Ana Maria: Actually, I have to say that what made me want to find out more about Japan was GACKT-san. Stumbling upon him by mistake, I wanted to see what kind of singer he was. And it was a bit strange at the beginning because I have never seen such an artist, dedicated to his work and fans and not thinking about being famous or making profit. All the singers I have seen until then couldn’t be compared to GACKT-san.
Wanting to know what his songs were about, because it is a different thing when you just listen to a song and when you are listening to a song you actually understand, I started taking Japanese classes.
Yes, I have a blog dedicated to his work. I started it because I was annoyed by the fact that whenever I searched something about him, I could find sites written in English, in French, German, Spanish and even in Russian! And there was so much information about GACKT-san, and I couldn’t understand a thing, as I didn’t know the language. So I thought “What if there are others like me who don’t know any other language besides Romanian?” And I started this blog.
Initially, it was on a Google blog and it was public, but because of technical reasons, it became private and now you can only see it if you’ve got a Google account. But because there are people who don’t have a Google account, and wanting to be open to the public, I moved it on a Tumblr account. Of course, there is a Facebook page for it too.
I post translations of GACKT-san’s blog posts, but I post his old and new interviews too, his projects, articles, information about his albums, singles, even subtitles for the shows he appears on… mostly whatever I can find. I am still learning Japanese, so I check most of it with an English translation, to make sure I don’t write things wrong.
When did you discover Gackt’s songs? What drew you to them?
Ana Maria: I found out about GACKT-san when I was 15 years old. It was by mistake, searching for a random song. I found a fan made video of GACKT-san. Of course, I didn’t know who he was. But I liked how he looked and somehow he had that Asiatic atmosphere around him, something new for me. Seeing his name in the description of the video, I searched for a song of his. A random song. And I heard Last Song.
Of course, there was no way for me to understand what he was singing about, but… his voce, powerful and manly, putting his soul into the words… and the melody matched his voice perfectly. I just stood there listening. After the song finished, I realized that I was crying. Searching and listening to other songs of GACKT-san, I saw that they were changing my mood. That was the moment when I knew that I found my favorite singer. A singer to whom I will listen no matter what.
Why would you recommend them to someone who wants to listen to something a bit different?

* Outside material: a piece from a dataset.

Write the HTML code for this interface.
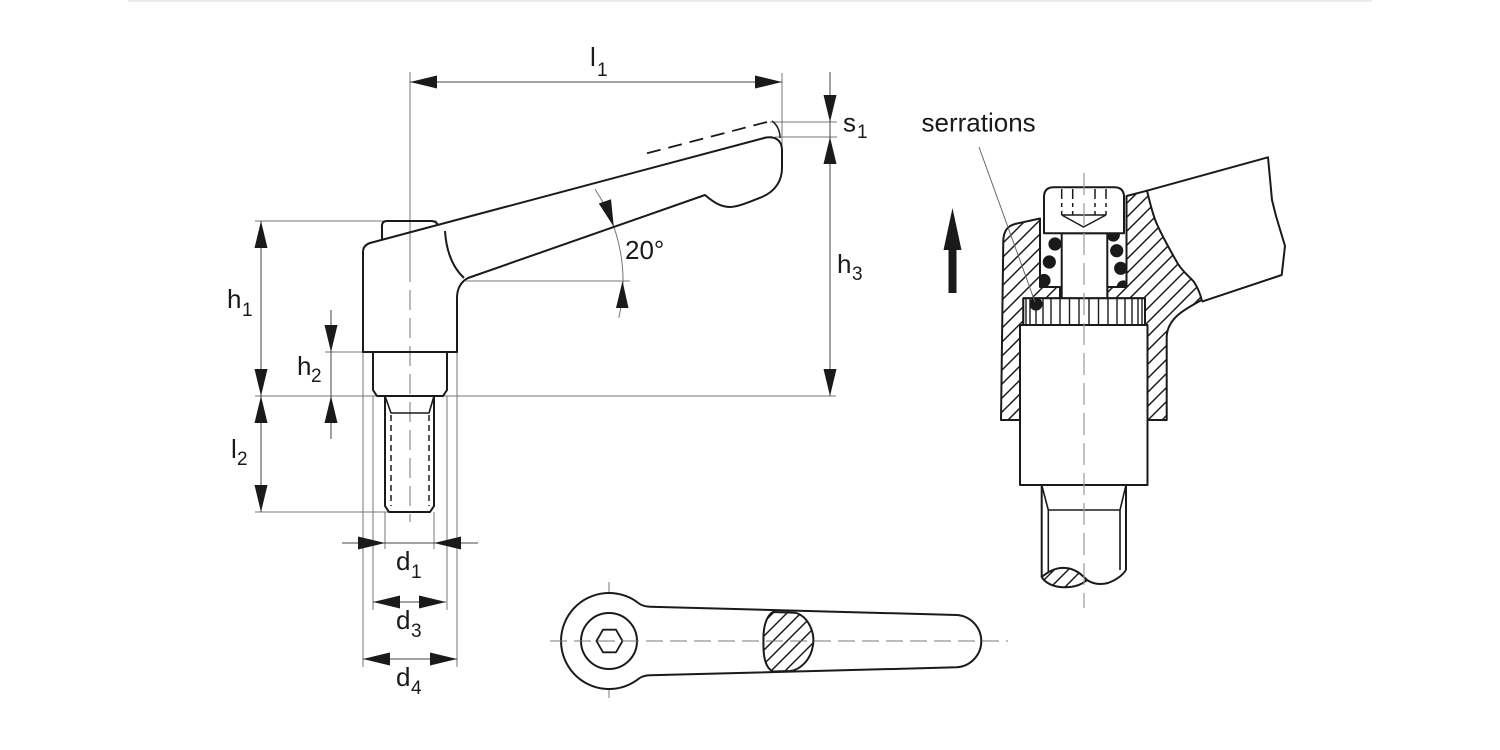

Ana Maria: I would recommend listening to GACKT-san because his songs aren’t about… how shall I say it. He doesn’t make a song just to be made. He wants that song to mean something. And he doesn’t stick to just one music genre. You may like only a few songs of his. Of course, I can only show others the path, but I won’t make them listen to GACKT-san’s songs by force. It has to come from them. If you give it a try, I will be happy. But you can’t force people to like something you like, right?
Ana Maria: I can say that this really influenced my life and way of thinking a lot. I met people whom it would have been impossible for me to meet any other way, I had experiences that I would have never thought would happen. I appreciate the things I have around me more, I am more considerate about the people around me, I dedicate myself more to what I do. I think I can’t really show how much it changed me unless you knew me before I got into the Japanese culture. But I am the one to see the changes and I think this counts the most.